Когтистая неестественно продолговатая и будто бы сломанная посередине ладонь обхватила руку Хоука. В этой хватке была слабость древнего существа, слишком долго запертого, жаждущего движения, и от того казалось, что в следующее мгновение он попросту оторвет руку мага. Просто так. Потому что ему это не будет стоить особых усилий.
Бесформенный растянул тонкие, едва различимые на бледном подобии лица в усмешке. Это длилось всего секунду. А затем тьма резко захватила Гаррета, закружила в водовороте, вытаскивая на поверхность воспоминания - самые страшные, самые болезненные, самые разрушительные. Тьма обжигала, колола, кусала и рвала его на клочки, словно ей было мало места в человеческом теле; извивалась в каждой клеточке тела, отзывалась на любое движение. Где-то издалека ощущались прикосновения стальных перчаток, и откуда-то Хоука настойчиво звал встревоженный голос.
А потом все закончилось. Тьма перестала клубиться, виться в нем, будто притаилась.

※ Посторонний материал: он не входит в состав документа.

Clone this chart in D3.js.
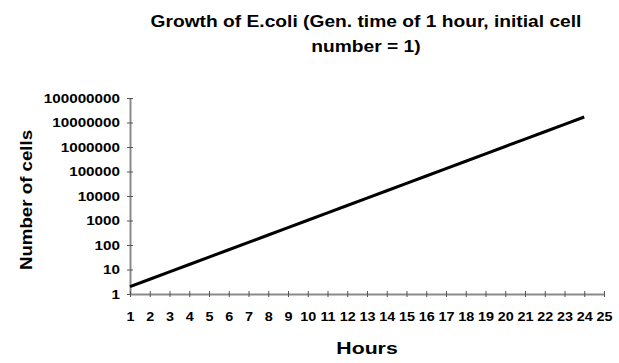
<!DOCTYPE html>
<html>
<head>
<meta charset="utf-8">
<script src="https://cdn.jsdelivr.net/npm/d3@7"></script>
<style>
  body { margin: 0; background: #fff; }
  svg { display: block; }
  text { font-family: Arial, "Liberation Sans", sans-serif; fill: #000; font-weight: bold; }
</style>
</head>
<body>
<script>
// chart data
var hours = d3.range(1, 26);                       // category axis 1..25
var growthHours = d3.range(1, 25);                 // hours with a value
var cellCounts = [2, 4, 8, 16, 32, 64, 128, 256, 512, 1024, 2048, 4096, 8192,
  16384, 32768, 65536, 131072, 262144, 524288, 1048576, 2097152, 4194304,
  8388608, 16777216];
var yTicks = [1, 10, 100, 1000, 10000, 100000, 1000000, 10000000, 100000000];

var width = 619, height = 363;
var plotLeft = 130, plotRight = 604, plotTop = 98, plotBottom = 294;

var svg = d3.select('body').append('svg')
  .attr('width', width)
  .attr('height', height);

var x = d3.scaleLinear().domain([1, 25]).range([plotLeft, plotRight]);
var y = d3.scaleLog().domain([1, 100000000]).range([plotBottom, plotTop]);

// the reference text is a bit wider than Arial, so stretch it sideways
function wideText(px, py, str, size, sx, anchor, rot) {
  return svg.append('text')
    .attr('transform', 'translate(' + px + ',' + py + ')' +
      (rot ? ' rotate(' + rot + ')' : '') + ' scale(' + sx + ',1)')
    .attr('text-anchor', anchor || 'middle')
    .style('font-size', size + 'px')
    .text(str);
}

// title
wideText(366, 27, 'Growth of E.coli (Gen. time of 1 hour, initial cell', 17, 1.13);
wideText(366, 52, 'number = 1)', 17, 1.13);

// y axis
var yAxis = svg.append('g')
  .attr('transform', 'translate(' + plotLeft + ',0)')
  .call(d3.axisLeft(y).tickValues(yTicks).tickFormat(d3.format('d'))
    .tickSizeInner(3).tickSizeOuter(0));
yAxis.select('.domain').attr('stroke', '#8a8a8a').attr('stroke-width', 2);
yAxis.selectAll('.tick line').attr('stroke', '#555').attr('x1', -3).attr('x2', 3);
yAxis.selectAll('.tick text')
  .attr('x', null).attr('dy', '0.35em')
  .attr('transform', 'translate(-10,0) scale(1.27,1)')
  .style('font-size', '12px')
  .style('font-family', 'Arial, "Liberation Sans", sans-serif');

// x axis
var xAxis = svg.append('g')
  .attr('transform', 'translate(0,' + plotBottom + ')')
  .call(d3.axisBottom(x).tickValues(hours).tickFormat(d3.format('d'))
    .tickSizeInner(3).tickSizeOuter(0));
xAxis.select('.domain').attr('stroke', '#8a8a8a').attr('stroke-width', 2);
xAxis.selectAll('.tick line').attr('stroke', '#555').attr('y1', -3).attr('y2', 3);
xAxis.selectAll('.tick text')
  .attr('y', null).attr('dy', null)
  .attr('transform', 'translate(0,27) scale(1.2,1)')
  .style('font-size', '12px')
  .style('font-family', 'Arial, "Liberation Sans", sans-serif');

// growth line
var line = d3.line()
  .x(function(d, i) { return x(growthHours[i]); })
  .y(function(d) { return y(d); });

svg.append('path')
  .datum(cellCounts)
  .attr('d', line)
  .attr('fill', 'none')
  .attr('stroke', '#000')
  .attr('stroke-width', 3);

// axis titles
wideText(32, 200, 'Number of cells', 17, 1.1, 'middle', -90);
wideText(367, 354, 'Hours', 17, 1.25);
</script>
</body>
</html>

"Первый урок, золотой мой", - промурлыкало нечто в сознании Гаррета, - "не оставляй свидетелей. Храмовник испытывает к тебе уважение, но его не хватит, чтобы забыть нашу маленькую сделку. Что ты выбираешь для него - смерть или забвение? "

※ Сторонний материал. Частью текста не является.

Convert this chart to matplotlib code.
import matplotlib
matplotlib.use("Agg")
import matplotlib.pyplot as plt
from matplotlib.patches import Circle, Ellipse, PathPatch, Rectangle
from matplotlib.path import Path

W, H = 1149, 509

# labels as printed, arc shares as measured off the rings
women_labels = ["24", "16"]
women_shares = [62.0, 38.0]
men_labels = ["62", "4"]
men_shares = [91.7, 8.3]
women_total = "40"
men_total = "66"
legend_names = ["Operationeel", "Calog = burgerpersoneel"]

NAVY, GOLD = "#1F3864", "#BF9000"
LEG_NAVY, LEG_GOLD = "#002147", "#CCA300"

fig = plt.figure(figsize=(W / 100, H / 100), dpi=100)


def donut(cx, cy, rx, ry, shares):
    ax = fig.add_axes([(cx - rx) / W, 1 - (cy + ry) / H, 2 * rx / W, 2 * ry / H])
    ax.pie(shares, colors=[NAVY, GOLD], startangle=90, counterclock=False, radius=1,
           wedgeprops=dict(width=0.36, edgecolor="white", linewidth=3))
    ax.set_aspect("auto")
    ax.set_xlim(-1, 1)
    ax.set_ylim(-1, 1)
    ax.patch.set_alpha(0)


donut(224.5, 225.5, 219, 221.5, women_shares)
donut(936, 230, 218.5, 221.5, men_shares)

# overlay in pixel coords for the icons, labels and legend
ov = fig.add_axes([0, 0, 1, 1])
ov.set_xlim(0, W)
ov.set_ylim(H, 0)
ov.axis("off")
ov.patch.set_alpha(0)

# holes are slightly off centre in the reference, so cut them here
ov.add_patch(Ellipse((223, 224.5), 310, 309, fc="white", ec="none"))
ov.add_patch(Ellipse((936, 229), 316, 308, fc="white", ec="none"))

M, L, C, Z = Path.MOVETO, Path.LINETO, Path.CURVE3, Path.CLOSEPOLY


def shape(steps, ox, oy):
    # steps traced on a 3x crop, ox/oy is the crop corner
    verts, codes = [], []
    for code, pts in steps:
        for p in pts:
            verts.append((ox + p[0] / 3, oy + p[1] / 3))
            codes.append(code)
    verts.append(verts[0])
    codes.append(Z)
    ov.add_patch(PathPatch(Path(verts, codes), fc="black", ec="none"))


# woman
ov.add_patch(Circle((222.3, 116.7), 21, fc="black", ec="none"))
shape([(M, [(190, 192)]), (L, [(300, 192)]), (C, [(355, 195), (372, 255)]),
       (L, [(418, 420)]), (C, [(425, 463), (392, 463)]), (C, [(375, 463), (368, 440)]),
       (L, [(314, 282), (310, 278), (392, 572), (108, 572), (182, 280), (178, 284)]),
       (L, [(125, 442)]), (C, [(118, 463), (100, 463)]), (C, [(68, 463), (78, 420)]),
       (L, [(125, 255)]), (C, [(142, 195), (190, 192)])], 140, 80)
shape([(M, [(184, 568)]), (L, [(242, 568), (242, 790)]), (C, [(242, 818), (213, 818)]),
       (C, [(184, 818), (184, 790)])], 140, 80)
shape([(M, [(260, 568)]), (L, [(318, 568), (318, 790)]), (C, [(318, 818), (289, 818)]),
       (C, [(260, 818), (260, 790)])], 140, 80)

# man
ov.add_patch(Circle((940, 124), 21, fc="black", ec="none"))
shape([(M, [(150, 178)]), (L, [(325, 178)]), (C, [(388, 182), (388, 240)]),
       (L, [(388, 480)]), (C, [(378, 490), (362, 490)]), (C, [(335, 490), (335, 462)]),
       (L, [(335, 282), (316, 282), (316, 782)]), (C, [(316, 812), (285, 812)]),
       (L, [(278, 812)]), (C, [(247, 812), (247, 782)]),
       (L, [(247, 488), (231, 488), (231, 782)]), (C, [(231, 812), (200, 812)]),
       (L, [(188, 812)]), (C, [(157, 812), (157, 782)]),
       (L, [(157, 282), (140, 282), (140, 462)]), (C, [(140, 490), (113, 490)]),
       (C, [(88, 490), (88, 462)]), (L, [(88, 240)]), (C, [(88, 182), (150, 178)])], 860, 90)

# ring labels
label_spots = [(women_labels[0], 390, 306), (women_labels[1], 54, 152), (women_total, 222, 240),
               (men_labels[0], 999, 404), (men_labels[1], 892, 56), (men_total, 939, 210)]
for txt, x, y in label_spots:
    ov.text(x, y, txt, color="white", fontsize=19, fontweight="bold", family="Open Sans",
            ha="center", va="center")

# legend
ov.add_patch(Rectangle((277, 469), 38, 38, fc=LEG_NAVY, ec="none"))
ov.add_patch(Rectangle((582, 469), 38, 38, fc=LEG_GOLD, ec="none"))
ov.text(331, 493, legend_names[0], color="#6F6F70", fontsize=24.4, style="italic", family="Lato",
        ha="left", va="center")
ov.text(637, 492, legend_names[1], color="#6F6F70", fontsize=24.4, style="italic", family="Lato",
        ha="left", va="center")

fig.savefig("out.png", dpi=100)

Для Каллена происходящее было подобно страшному сну, кошмару, в который не верилось до последнего. Да что там - и после “последнего”, когда Хоук ударил по рукам с демоном, не верилось ни капли. Он ведь… он ведь верил, что Гаррет благоразумен! Что даже если и пользуется запретным, то с умом и по необходимости, но это… это немыслимо, недопустимо. Следовало все прекратить, только бы вырваться из пут странной, тянущей в жилах магии, затормаживающей любое действие, особенно попытки замахнуться мечом. Он чувствовал себя куклой, марионеткой, подчиняющейся чужой воли. И, что пугало его больше всего - он был беспомощен. Даже сосредоточиться и развеять магию подавления было подобно неимоверной пытке. Но когда демон “распался”, “развеялся” тьмой, закружившей вокруг Хоука, Каллен ощутил послабление, и тут же ударил развеянием, пускай по хребту стекал холодный пот и скребло предчувствие невероятно неприятных последствий. И словно поддавшись его действию, все прекратилось. Он ухватил Гаррета за плечо, встревоженно глядя в затянутые дымкой глаза.
- Хоук?..
Рука Хоука сама собой устремилась к лицу рыцарь-капитана и накрыла, вцепившись пальцами. Резерфорда словно пронзило огромной раскаленной иглой насквозь; вокруг руки мага вились черные мелкие, тонкие прожилки тьмы, впиваясь в кожу и под нее; из глаз храмовника засочился голубоватый свет, поглощаемый черной бездной забвения.
“Он забудет”, - мурлыкало внутри малефикара, - “и все будут рады. Отобрать память не зло, а сострадание. Тебе не помешает кто-то, кто будет верить в тебя. Он подойдет”.
Последнее было словно бы сказано уже не Хоуку, а тому, что засело внутри него.
Но когда никто больше не управлял телом мага, Каллен безвольно осел на землю, закрыв дрожащей рукой лицо. Тьма еще тянула к нему свои щупальца, но быстро спряталась в тенях, покачивающихся вокруг.